Following the release of Visual Studio 2008, a handful of significant enhancements began to take shape, targeted for the SP1 timeframe.  I'm sure most of you heard about the MVC Framework for ASP.Net, and you may have heard about the Dynamic Data Website, too.  But I'm still surprised how many people haven't heard of Astoria (now called ADO.Net Data Services).

Built on top of the Entity Data Model, Astoria is intended to expose your entities as REST or JSON objects with very little extra work from you.  Best of all, the Astoria controller understands the verbs needed to interact with this model in a standard way.  Much like the Dynamic Data Website, once you set up the data model, you can have your web service front-end working remarkably quickly.

If you haven't seen Astoria yet, you should check it out.  Chances are, you've got some web services that would work much better with this type of interface.  I'm talking about all of those CRUD-type services that are barely services at all by any reasonable definition, but seem to make up an awful lot of "SOA" architectures these days.

But the thing that really caught my eye this morning was a blog entry about the direction Astoria is looking for future development.  The idea of offline capabilities in an Astoria service is pretty interesting.  Microsoft has been trying to crack this nut for a while, if you recall.  We've seen SQL Server synchronization technologies, ADO.Net Offline Application Blocks, and others try to make offline "easy", but we're not quite there yet.

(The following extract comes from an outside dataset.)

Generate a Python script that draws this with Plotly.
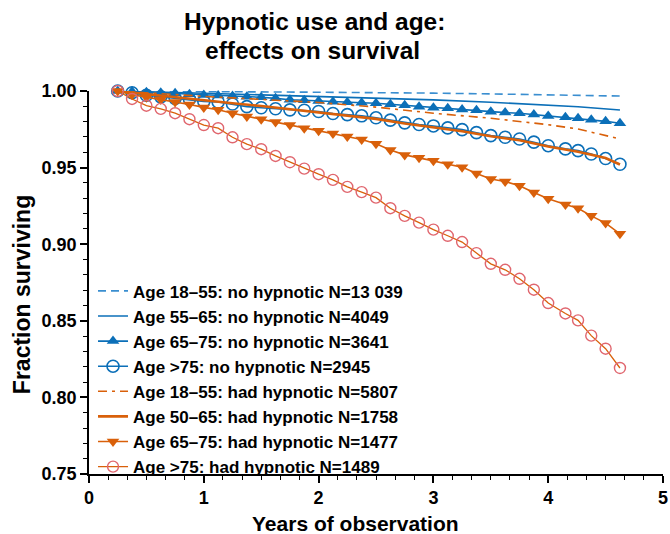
import plotly.graph_objects as go

# Observation times (years) for the series drawn with markers
t_marked = [0.25, 0.375, 0.5, 0.625, 0.75, 0.875, 1.0, 1.125, 1.25, 1.375,
            1.5, 1.625, 1.75, 1.875, 2.0, 2.125, 2.25, 2.375, 2.5, 2.625,
            2.75, 2.875, 3.0, 3.125, 3.25, 3.375, 3.5, 3.625, 3.75, 3.875,
            4.0, 4.15, 4.26, 4.375, 4.5, 4.625]

# Observation times for the plain line series
t_lines = [0.25, 0.5, 1.0, 1.5, 2.0, 2.5, 3.0, 3.5, 4.0, 4.26, 4.625]
t_lines_fine = [0.25, 0.5, 0.75, 1.0, 1.25, 1.5, 1.75, 2.0, 2.25, 2.5, 2.75,
                3.0, 3.25, 3.5, 3.75, 4.0, 4.26, 4.5, 4.625]

# Fraction surviving
no_18_55 = [1.0, 0.9998, 0.9995, 0.9994, 0.9992, 0.999, 0.9986, 0.9981,
            0.9976, 0.9973, 0.9967]
no_55_65 = [1.0, 0.9994, 0.9985, 0.9975, 0.9965, 0.9954, 0.9942, 0.9927,
            0.9908, 0.9897, 0.9876]
no_65_75 = [1.0, 0.9996, 0.9992, 0.9989, 0.9985, 0.9978, 0.9974, 0.997,
            0.9967, 0.9963, 0.9959, 0.9952, 0.9943, 0.994, 0.9935, 0.993,
            0.9926, 0.9923, 0.992, 0.9913, 0.9907, 0.9898, 0.9891, 0.9887,
            0.988, 0.9874, 0.9865, 0.9859, 0.9855, 0.9846, 0.9837, 0.9829,
            0.9822, 0.9813, 0.9802, 0.9789]
no_over_75 = [1.0, 0.9989, 0.9972, 0.9962, 0.9952, 0.9946, 0.9932, 0.9928,
              0.9915, 0.9898, 0.9891, 0.9884, 0.9877, 0.9874, 0.9866, 0.9853,
              0.9846, 0.9838, 0.9825, 0.981, 0.9792, 0.9781, 0.9772, 0.9759,
              0.9748, 0.9728, 0.9709, 0.9698, 0.9687, 0.9666, 0.9643, 0.9622,
              0.9611, 0.9589, 0.9559, 0.9522]
had_18_55 = [1.0, 0.9988, 0.9965, 0.9945, 0.9925, 0.9895, 0.9855, 0.9822,
             0.978, 0.9752, 0.9687]
had_50_65 = [1.0, 0.998, 0.9958, 0.9937, 0.992, 0.9902, 0.9882, 0.9862,
             0.9842, 0.9818, 0.9788, 0.9763, 0.9737, 0.9705, 0.9678, 0.9638,
             0.9603, 0.9562, 0.952]
had_65_75 = [1.0, 0.9975, 0.996, 0.9945, 0.9928, 0.9912, 0.9893, 0.9878,
             0.9855, 0.9833, 0.9816, 0.9797, 0.9778, 0.9757, 0.974, 0.9723,
             0.9703, 0.9684, 0.9655, 0.9615, 0.9583, 0.9565, 0.9544, 0.9522,
             0.9503, 0.9461, 0.9426, 0.9409, 0.9381, 0.9337, 0.9296, 0.9259,
             0.9235, 0.9185, 0.9138, 0.9068]
had_over_75 = [1.0, 0.9948, 0.9904, 0.9883, 0.9855, 0.9816, 0.9778, 0.9757,
               0.9698, 0.9653, 0.962, 0.9576, 0.9535, 0.9493, 0.9457, 0.942,
               0.9374, 0.934, 0.9304, 0.9235, 0.9185, 0.9141, 0.9095, 0.9055,
               0.9014, 0.8942, 0.8872, 0.8833, 0.8774, 0.8703, 0.8616, 0.8548,
               0.8503, 0.8403, 0.8318, 0.8192]

labels = [
    "Age 18–55: no hypnotic N=13 039",
    "Age 55–65: no hypnotic N=4049",
    "Age 65–75: no hypnotic N=3641",
    "Age >75: no hypnotic N=2945",
    "Age 18–55: had hypnotic N=5807",
    "Age 50–65: had hypnotic N=1758",
    "Age 65–75: had hypnotic N=1477",
    "Age >75: had hypnotic N=1489",
]
title_lines = ["Hypnotic use and age:", "effects on survival"]
x_title = "Years of observation"
y_title = "Fraction surviving"

BLUE = "#0B6FB8"
BLUE_LIGHT = "#3A8ED0"
ORANGE = "#D9600A"
RED = "#E0666E"
FONT = "Liberation Sans, Arial, sans-serif"

fig = go.Figure()

fig.add_trace(go.Scatter(
    x=t_lines, y=no_18_55, name=labels[0], mode="lines",
    line=dict(color=BLUE_LIGHT, width=1.6, dash="8px,5px")))
fig.add_trace(go.Scatter(
    x=t_lines, y=no_55_65, name=labels[1], mode="lines",
    line=dict(color=BLUE, width=1.6)))
fig.add_trace(go.Scatter(
    x=t_marked, y=no_65_75, name=labels[2], mode="lines+markers",
    line=dict(color=BLUE, width=1.6),
    marker=dict(symbol="triangle-up", size=11, color=BLUE)))
fig.add_trace(go.Scatter(
    x=t_marked, y=no_over_75, name=labels[3], mode="lines+markers",
    line=dict(color=BLUE, width=1.6),
    marker=dict(symbol="circle-open", size=12, color=BLUE,
                line=dict(width=1.6))))
fig.add_trace(go.Scatter(
    x=t_lines, y=had_18_55, name=labels[4], mode="lines",
    line=dict(color=ORANGE, width=1.6, dash="9px,5px,3px,5px")))
fig.add_trace(go.Scatter(
    x=t_lines_fine, y=had_50_65, name=labels[5], mode="lines",
    line=dict(color=ORANGE, width=2.6)))
fig.add_trace(go.Scatter(
    x=t_marked, y=had_65_75, name=labels[6], mode="lines+markers",
    line=dict(color=ORANGE, width=1.6),
    marker=dict(symbol="triangle-down", size=11, color=ORANGE)))
fig.add_trace(go.Scatter(
    x=t_marked, y=had_over_75, name=labels[7], mode="lines+markers",
    line=dict(color=ORANGE, width=1.3),
    marker=dict(symbol="circle-open", size=11, color=RED,
                line=dict(width=1.4))))

for tr in fig.data:
    tr.cliponaxis = False


def text_note(text, x, y, size, angle=0):
    return dict(text="<b>" + text + "</b>", xref="paper", yref="paper",
                x=x, y=y, xanchor="center", yanchor="middle",
                showarrow=False, textangle=angle,
                font=dict(family=FONT, size=size, color="black"))


fig.update_layout(
    width=670, height=534,
    margin=dict(l=89, r=7, t=91, b=60),
    paper_bgcolor="white", plot_bgcolor="white",
    font=dict(family=FONT, color="black"),
    showlegend=True,
    legend=dict(
        x=0.007, y=-0.027, xanchor="left", yanchor="bottom",
        bgcolor="rgba(0,0,0,0)",
        font=dict(family=FONT, size=17, weight="bold", color="black"),
        tracegroupgap=0, itemwidth=30),
    annotations=[
        text_note(title_lines[0], 0.392, 1.1802, 24.5),
        text_note(title_lines[1], 0.389, 1.1070, 24.5),
        text_note(x_title, 0.465, -0.128, 21),
        text_note(y_title, -0.1167, 0.467, 23, angle=-90),
    ],
)

fig.update_xaxes(
    range=[0, 5], dtick=1, tick0=0, automargin=False,
    showline=True, linecolor="black", linewidth=1.5,
    ticks="outside", ticklen=7, tickwidth=1.5, tickcolor="black",
    minor=dict(dtick=1 / 6, ticks="outside", ticklen=4, tickwidth=1.2,
               tickcolor="black", showgrid=False),
    showgrid=False, zeroline=False,
    tickfont=dict(family=FONT, size=18, weight="bold"),
)
fig.update_yaxes(
    range=[0.75, 1.0], dtick=0.05, tick0=0.75, tickformat=".2f",
    automargin=False,
    showline=True, linecolor="black", linewidth=1.5,
    ticks="outside", ticklen=7, tickwidth=1.5, tickcolor="black",
    minor=dict(dtick=0.01, ticks="outside", ticklen=4, tickwidth=1.2,
               tickcolor="black", showgrid=False),
    showgrid=False, zeroline=False,
    tickfont=dict(family=FONT, size=18, weight="bold"),
)

fig.write_html("out.html")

Personally, I think part of the problem is in our application design.  Basing application design on a relational model leads us to develop objects that are really dependent on one another.  When one changes, we tend to see ripples of updates cascading out to other objects, and this makes synchronization a real headache.  The REST model employed by Astoria, on the other hand, encourages a bit more loosely-coupled approach to storage, which should help make synchronization a bit more reasonable.

I'm certainly going to be watching PDC announcements this week for more news on Astoria's future.  It's also clear that I'm going to have to spend some more time getting up to speed on Entity Framework.